Lord Thomas of Cwmgiedd
Main Page: Lord Thomas of Cwmgiedd (Crossbench - Life peer)Department Debates - View all Lord Thomas of Cwmgiedd's debates with the Scotland Office
(6 years, 9 months ago)
Lords ChamberThis is a timely debate, and I shall deal with only one of the questions posed, namely the one about disclosure. I do so because this problem ought to have been solved many years ago. It is the continuing failure to solve it that I shall concentrate on.
Essentially, the one point I wish to make is that the law in relation to disclosure is clear, simple and fair: fair to the defendant and to the complainant or victim. What has gone wrong, however, is the successive failure, over many years, in implementing the law and having proper procedures on the part of the CPS and, more particularly, the police, to ensure that the law is complied with.
I will elaborate a little on this. The law was set out in the 1996 Act and is clear, with its codes of practice and the Criminal Procedure Rules that have been made alongside it. There were, however, issues, and in 2011 the noble and learned Lord, Lord Judge, the then Lord Chief Justice, appointed Lord Justice Gross to look into the entire system. He looked at what happened in the United States and in continental countries to see if we could learn anything. He came back with a very clear recommendation that no legislative change was needed but that a great improvement was needed in how it was handled in this country. In particular, he recommended that there should be a proper recognition of the consequences of the electronic and digital age. In 1996, it is fair to say, the proliferation of documents could not have been anticipated. The focus of Lord Justice Gross’s excellent report was the problem that had arisen in serious fraud and similar cases. He was not concerned with the problem that has come to the fore recently.
As a result of Lord Justice Gross’s report, in December 2013 the then Attorney-General, Mr Dominic Grieve, issued a further guidance on disclosure. At the same time I, as the then Lord Chief Justice, issued, with him, an agreed protocol for dealing with unused material. We both emphasised that the proper disclosure of unused material, made through a rigorous and carefully considered application of the law, remains a crucial part of a fair trial and essential to avoiding miscarriages of justice.

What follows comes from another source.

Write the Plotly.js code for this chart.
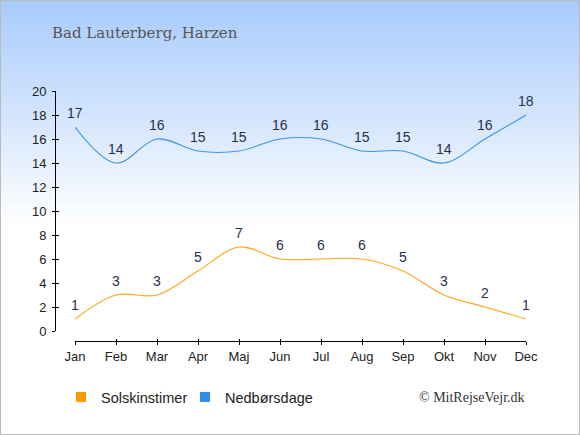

We both realised that there was no point in these fine words and fine documents without putting in place a system of training and explaining what should happen. That was undertaken. However, as the noble and learned Lord, Lord Morris of Aberavon, has mentioned, it became apparent in 2015 that what had been hoped for was not being done. Part of the explanation may be a huge rise and change in the use of social media in sexual cases. In the old days you had very little by way of disclosure; now, you have massive amounts. From my experience of reading through it, what is exchanged on social media came as a great surprise to many of my age. It is, however, critical, because it shows how the relationship is and, in particular, what may have happened.
In the case to which the noble and learned Lord referred, it was clear—as the trial judge found—that there had been gross incompetence on the part of the police officer. As we caused inquiries to be made of the chief crown prosecutor and the chief constable, it was clear that the fault was systemic. At the end of the judgment we said, in the court, after referring to another 2015 case, that we hoped that that case, and this one, would receive the closest study by the chief crown prosecutors and the chief constables, as there should be no recurrence of failures of this kind by either the CPS or any police force. That was more than two and a half years ago.
We considered asking the Criminal Procedure Rule Committee to see if some kind of supervision could be imposed by the courts, in imposing sanctions for a failure to comply with the law. It was thought, however, and resolved by the Criminal Procedure Rule Committee that this would be impractical and have collateral consequences.
Two noble Lords who spoke earlier referred to the report of the Crown Prosecution Service Inspectorate and HM Inspectorate of Constabulary. It is an excellent report, conducted by two people of great experience. Their conclusion is so important that it is worth reading in full—it is a short paragraph:
“Non-compliance with the disclosure process is not new and has been common knowledge amongst those engaged within the criminal justice system for many years and it is difficult to justify why progress has not previously been made in volume crime cases. Until the police and CPS take their responsibilities in dealing with disclosure in volume cases more seriously, no improvement will result in the likelihood of a fair trial can be jeopardised”.
The report set out a number of recommendations. It was six months to the day that the report was published, and various things should have been done within six months.
I therefore very much hope that the Minister will obtain from each chief constable and each chief crown prosecutor what has been done. We can no longer continue this failure of accountability. There is a very broad issue to which the noble Lord, Lord Beith, referred about the accountability of the relationship. Time does not permit that but what we must surely do is to have concrete action on the accountability of chief constables, who really are not accountable for this matter, and much closer scrutiny of what is happening in the CPS. I very much hope that the Minister will undertake this task and put before the House the responses of the chief constables as to what they have done. It is a disgrace—I do not use that word lightly—that this problem has been left unresolved for so long.